## Work to do
Wherever the string "script" appears in the listing, copy that line.

Rows from a dataset
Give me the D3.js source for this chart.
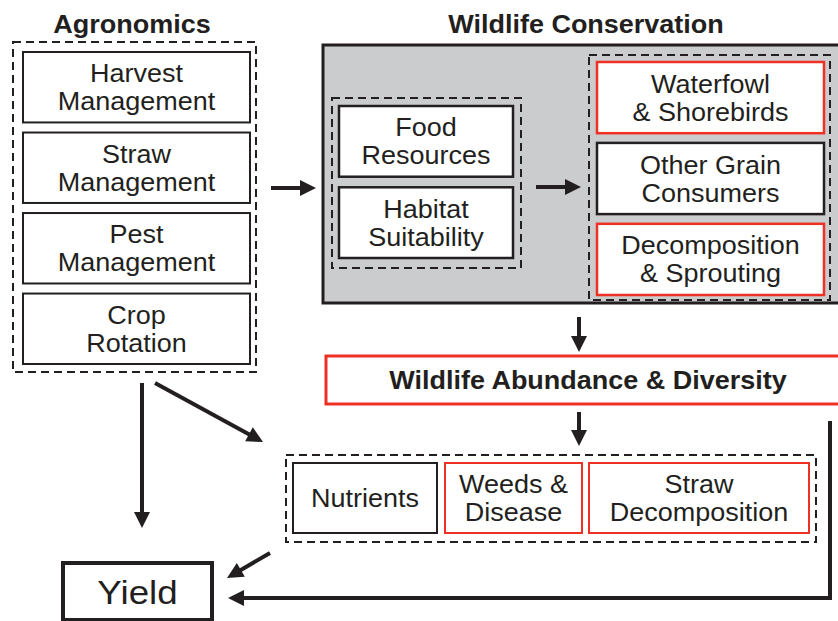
<!DOCTYPE html>
<html>
<head>
<meta charset="utf-8">
<script src="https://cdn.jsdelivr.net/npm/d3@7"></script>
<style>
  body { margin: 0; background: #fff; }
  svg { display: block; font-family: "Liberation Sans", Arial, sans-serif; }
</style>
</head>
<body>
<div id="diagram"></div>
<script>
// node labels
const agronomics = ["Harvest\nManagement", "Straw\nManagement", "Pest\nManagement", "Crop\nRotation"];
const habitat = ["Food\nResources", "Habitat\nSuitability"];
const consumers = ["Waterfowl\n& Shorebirds", "Other Grain\nConsumers", "Decomposition\n& Sprouting"];
const consumersRed = [true, false, true];
const processes = ["Nutrients", "Weeds &\nDisease", "Straw\nDecomposition"];
const processesRed = [false, true, true];
const titles = ["Agronomics", "Wildlife Conservation"];
const abundance = "Wildlife Abundance & Diversity";
const outcome = "Yield";

// svg setup
let svgWidth = 838;
let svgHeight = 621;
const ink = "#231f20";
const red = "#ee3124";
const gray = "#cbcccd";
const fs = 25;      // body font size
const stretch = 1.08; // the original text is a bit wide
const lineGap = 28;

let svg = d3.select("#diagram")
    .append("svg")
    .attr("width", svgWidth)
    .attr("height", svgHeight);

// draw a label centred on (cx, cy); "\n" splits lines
function label(g, txt, cx, cy, size, bold) {
    let lines = txt.split("\n");
    let t = g.append("text")
        .attr("transform", `translate(${cx},${cy}) scale(${stretch},1)`)
        .attr("text-anchor", "middle")
        .attr("font-size", size)
        .attr("font-weight", bold ? "bold" : "normal")
        .attr("fill", ink);
    let cap = size * 0.36;
    lines.forEach((l, i) => {
        t.append("tspan")
            .attr("x", 0)
            .attr("y", (i - (lines.length - 1) / 2) * lineGap + cap)
            .text(l);
    });
}

function box(g, x, y, w, h, color, sw, fill) {
    return g.append("rect")
        .attr("x", x).attr("y", y)
        .attr("width", w).attr("height", h)
        .attr("fill", fill || "#fff")
        .attr("stroke", color)
        .attr("stroke-width", sw);
}

function dashed(g, x, y, w, h) {
    return g.append("rect")
        .attr("x", x).attr("y", y)
        .attr("width", w).attr("height", h)
        .attr("fill", "none")
        .attr("stroke", ink)
        .attr("stroke-width", 2)
        .attr("stroke-dasharray", "8,5");
}

// arrow with a filled head at the end of the given points
function arrow(g, pts) {
    let n = pts.length;
    let [x1, y1] = pts[n - 2], [x2, y2] = pts[n - 1];
    let a = Math.atan2(y2 - y1, x2 - x1);
    let hl = 16, hw = 8;
    let bx = x2 - hl * Math.cos(a), by = y2 - hl * Math.sin(a);
    let linePts = pts.slice(0, n - 1).concat([[bx + 2 * Math.cos(a), by + 2 * Math.sin(a)]]);
    g.append("path")
        .attr("d", d3.line()(linePts))
        .attr("fill", "none")
        .attr("stroke", ink)
        .attr("stroke-width", 4);
    g.append("path")
        .attr("d", d3.line()([
            [x2, y2],
            [bx - hw * Math.sin(a), by + hw * Math.cos(a)],
            [bx + hw * Math.sin(a), by - hw * Math.cos(a)]
        ]) + "Z")
        .attr("fill", ink);
}

let g = svg.append("g");

// titles
label(g, titles[0], 132, 24, 25, true);
label(g, titles[1], 586, 24, 25, true);

// agronomics column
dashed(g, 13, 42, 243, 330);
let yAgro = d3.scaleBand().domain(agronomics).range([52, 364]).paddingInner(0.125);
agronomics.forEach(d => {
    box(g, 23, yAgro(d), 227, yAgro.bandwidth(), ink, 2);
    label(g, d, 136.5, yAgro(d) + yAgro.bandwidth() / 2, fs);
});

// wildlife conservation panel
box(g, 323, 45, 540, 258, ink, 3, gray);
dashed(g, 332, 98, 189, 170);
let yHab = d3.scaleBand().domain(habitat).range([106, 258]).paddingInner(0.13);
habitat.forEach(d => {
    box(g, 339, yHab(d), 174, yHab.bandwidth(), ink, 2.5);
    label(g, d, 426, yHab(d) + yHab.bandwidth() / 2, fs);
});
dashed(g, 589, 55, 241, 245);
let yCon = d3.scaleBand().domain(consumers).range([62, 295]).paddingInner(0.12);
consumers.forEach((d, i) => {
    box(g, 597, yCon(d), 227, yCon.bandwidth(), consumersRed[i] ? red : ink, 2.5);
    label(g, d, 710.5, yCon(d) + yCon.bandwidth() / 2, fs);
});

// wildlife abundance bar
box(g, 326, 356, 540, 48, red, 3);
label(g, abundance, 588, 380, 25, true);

// processes row
dashed(g, 286, 455, 530, 87);
let xProc = [[293, 144], [445, 137], [589, 220]];
processes.forEach((d, i) => {
    let [x, w] = xProc[i];
    box(g, x, 463, w, 70, processesRed[i] ? red : ink, 2);
    label(g, d, x + w / 2, 498, fs);
});

// yield
box(g, 63, 563, 149, 57, ink, 4);
label(g, outcome, 137.5, 592, 34);

// arrows
arrow(g, [[271, 188], [316, 188]]);
arrow(g, [[536, 187], [581, 187]]);
arrow(g, [[579, 317], [579, 352]]);
arrow(g, [[579, 412], [579, 446]]);
arrow(g, [[142, 383], [142, 528]]);
arrow(g, [[155, 383], [263, 442]]);
arrow(g, [[270, 553], [227, 578]]);
arrow(g, [[830, 421], [830, 598], [228, 598]]);
</script>
</body>
</html>
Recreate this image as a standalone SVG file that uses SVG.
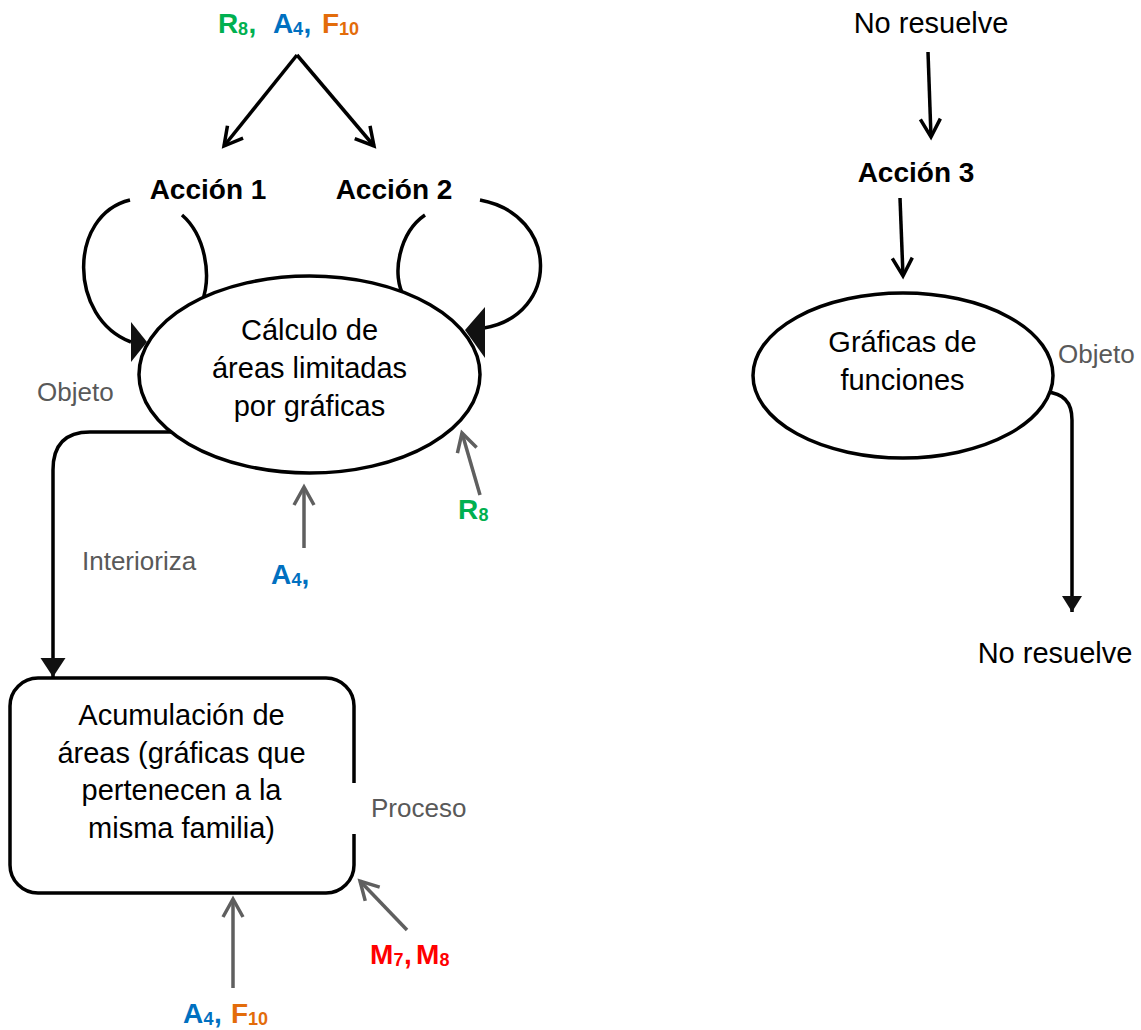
<svg xmlns="http://www.w3.org/2000/svg" width="1141" height="1030" viewBox="0 0 1141 1030">
<style>
text{font-family:"Liberation Sans",Arial,sans-serif}
.b{font-weight:bold;font-size:28px;fill:#000}
.r{font-size:29px;fill:#000}
.g{font-size:26px;fill:#595959}
.cb{font-weight:bold;font-size:28px}
.sub{font-weight:bold;font-size:18px}
.grn{fill:#00B050}.blu{fill:#0070C0}.org{fill:#E36C0A}.red{fill:#FF0000}
.shape{fill:#fff;stroke:#000;stroke-width:3.5}
.k{fill:none;stroke:#000;stroke-width:3.5}
.gr{fill:none;stroke:#5f5f5f;stroke-width:3.5}
.mid{text-anchor:middle}
</style>
<defs>
<marker id="openK" markerUnits="userSpaceOnUse" viewBox="-22 -12 24 24" refX="0" refY="0" markerWidth="24" markerHeight="24" orient="auto" overflow="visible">
<path d="M-18,-10 L0,0 L-18,10" fill="none" stroke="#000" stroke-width="3.5"/>
</marker>
<marker id="openG" markerUnits="userSpaceOnUse" viewBox="-22 -12 24 24" refX="0" refY="0" markerWidth="24" markerHeight="24" orient="auto" overflow="visible">
<path d="M-18,-10 L0,0 L-18,10" fill="none" stroke="#5f5f5f" stroke-width="3.5"/>
</marker>
<marker id="fillBig" markerUnits="userSpaceOnUse" viewBox="-20 -13 22 26" refX="0" refY="0" markerWidth="22" markerHeight="26" orient="auto" overflow="visible">
<path d="M-19,-12.5 L0,0 L-19,12.5 Z" fill="#111"/>
</marker>
<marker id="fillSmall" markerUnits="userSpaceOnUse" viewBox="-18 -11 20 22" refX="0" refY="0" markerWidth="20" markerHeight="22" orient="auto" overflow="visible">
<path d="M-16,-10 L0,0 L-16,10 Z" fill="#111"/>
</marker>
</defs>
<rect width="1141" height="1030" fill="#fff"/>

<g id="connectors">
<path class="k" d="M297,55 L224,146" marker-end="url(#openK)"/>
<path class="k" d="M297,55 L374,146" marker-end="url(#openK)"/>
<path class="k" d="M130,200 C68,215 68,318 131,342"/>
<polygon points="131,322 131,362 147,342" fill="#111"/>
<path class="k" d="M182,215 C205,235 212,275 202,302"/>
<path class="k" d="M480,200 C560,215 560,315 484,328"/>
<polygon points="485,307 485,358 465,330" fill="#111"/>
<path class="k" d="M425,215 C400,232 390,275 405,298"/>
<path class="k" d="M175,432 L90,432 Q53,432 53,470 L53,677" marker-end="url(#fillBig)"/>
<path class="gr" d="M304,548 L304,487" marker-end="url(#openG)"/>
<path class="gr" d="M480,495 L462,433" marker-end="url(#openG)"/>
<path class="gr" d="M233,988 L233,899" marker-end="url(#openG)"/>
<path class="gr" d="M407,930 L360,881" marker-end="url(#openG)"/>
<path class="k" d="M928,52 L931,137" marker-end="url(#openK)"/>
<path class="k" d="M900,198 L903,276" marker-end="url(#openK)"/>
<path class="k" d="M1046,392 C1064,393 1072,403 1072,420 L1072,612" marker-end="url(#fillSmall)"/>
</g>

<g id="calculo">
<ellipse class="shape" cx="309.5" cy="374.5" rx="170.5" ry="98.5"/>
<text class="r mid" x="309.5" y="340">Cálculo de</text>
<text class="r mid" x="309.5" y="378">áreas limitadas</text>
<text class="r mid" x="309.5" y="416">por gráficas</text>
</g>

<g id="graficas">
<ellipse class="shape" cx="903" cy="375.5" rx="150" ry="82.5"/>
<text class="r mid" x="902.5" y="352">Gráficas de</text>
<text class="r mid" x="902.5" y="390">funciones</text>
</g>

<g id="acumulacion">
<path class="shape" d="M354,783 L354,706 A28,28 0 0 0 326,678 L38,678 A28,28 0 0 0 10,706 L10,865 A28,28 0 0 0 38,893 L326,893 A28,28 0 0 0 354,865 L354,834" fill="#fff"/>
<text class="r mid" x="181.5" y="725">Acumulación de</text>
<text class="r mid" x="181.5" y="762.5">áreas (gráficas que</text>
<text class="r mid" x="181.5" y="800">pertenecen a la</text>
<text class="r mid" x="181.5" y="837.5">misma familia)</text>
</g>

<g id="accion1"><text class="b mid" x="208" y="199">Acción 1</text></g>
<g id="accion2"><text class="b mid" x="394" y="199">Acción 2</text></g>
<g id="accion3"><text class="b mid" x="916" y="182">Acción 3</text></g>
<g id="noresuelve1"><text class="r mid" x="931" y="33">No resuelve</text></g>
<g id="noresuelve2"><text class="r mid" x="1055" y="663">No resuelve</text></g>

<g id="labels">
<text class="g" x="37" y="401">Objeto</text>
<text class="g" x="82" y="570">Interioriza</text>
<text class="g" x="1058" y="363">Objeto</text>
<text class="g" x="371" y="817">Proceso</text>
</g>

<g id="codes-top">
<text><tspan class="cb grn" x="218" y="33">R</tspan><tspan class="sub grn" x="238" y="35">8</tspan><tspan class="cb grn" x="248.5" y="33">,</tspan><tspan class="cb blu" x="273" y="33">A</tspan><tspan class="sub blu" x="293" y="35">4</tspan><tspan class="cb blu" x="303.5" y="33">,</tspan><tspan class="cb org" x="322" y="33">F</tspan><tspan class="sub org" x="339" y="35">10</tspan></text>
</g>
<g id="codes-a4">
<text><tspan class="cb blu" x="271" y="584">A</tspan><tspan class="sub blu" x="291.5" y="586">4</tspan><tspan class="cb blu" x="301.5" y="584">,</tspan></text>
</g>
<g id="codes-r8">
<text><tspan class="cb grn" x="458" y="519">R</tspan><tspan class="sub grn" x="478.5" y="521">8</tspan></text>
</g>
<g id="codes-m">
<text><tspan class="cb red" x="370" y="964">M</tspan><tspan class="sub red" x="393.5" y="966">7</tspan><tspan class="cb red" x="404" y="964">,</tspan><tspan class="cb red" x="416" y="964">M</tspan><tspan class="sub red" x="439.5" y="966">8</tspan></text>
</g>
<g id="codes-af">
<text><tspan class="cb blu" x="183" y="1023">A</tspan><tspan class="sub blu" x="203.5" y="1025">4</tspan><tspan class="cb blu" x="214" y="1023">,</tspan><tspan class="cb org" x="231" y="1023">F</tspan><tspan class="sub org" x="248" y="1025">10</tspan></text>
</g>
</svg>
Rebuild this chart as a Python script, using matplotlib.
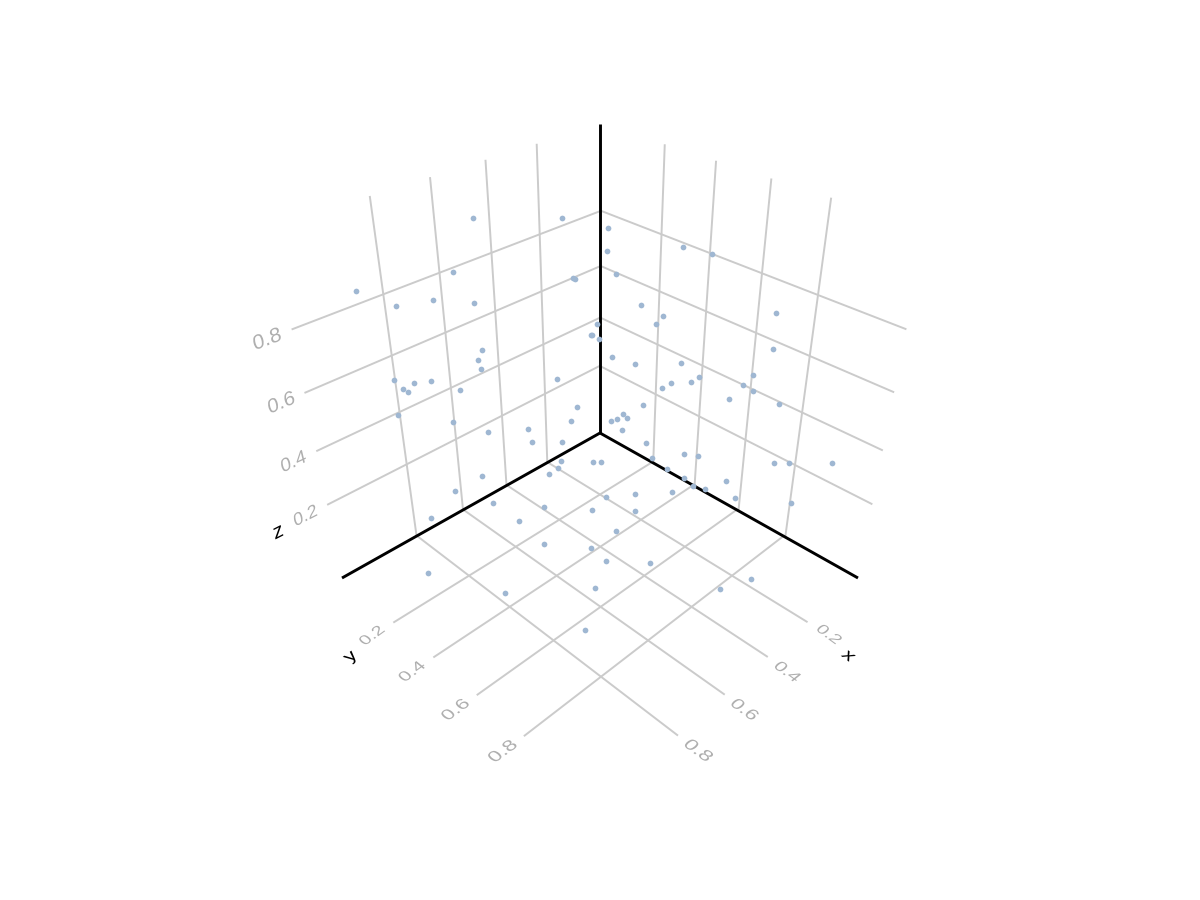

## Complete answer
<script src="https://cdn.jsdelivr.net/npm/d3@7"></script>
<script>
</script>
Rebuild this chart as a Python script, using matplotlib.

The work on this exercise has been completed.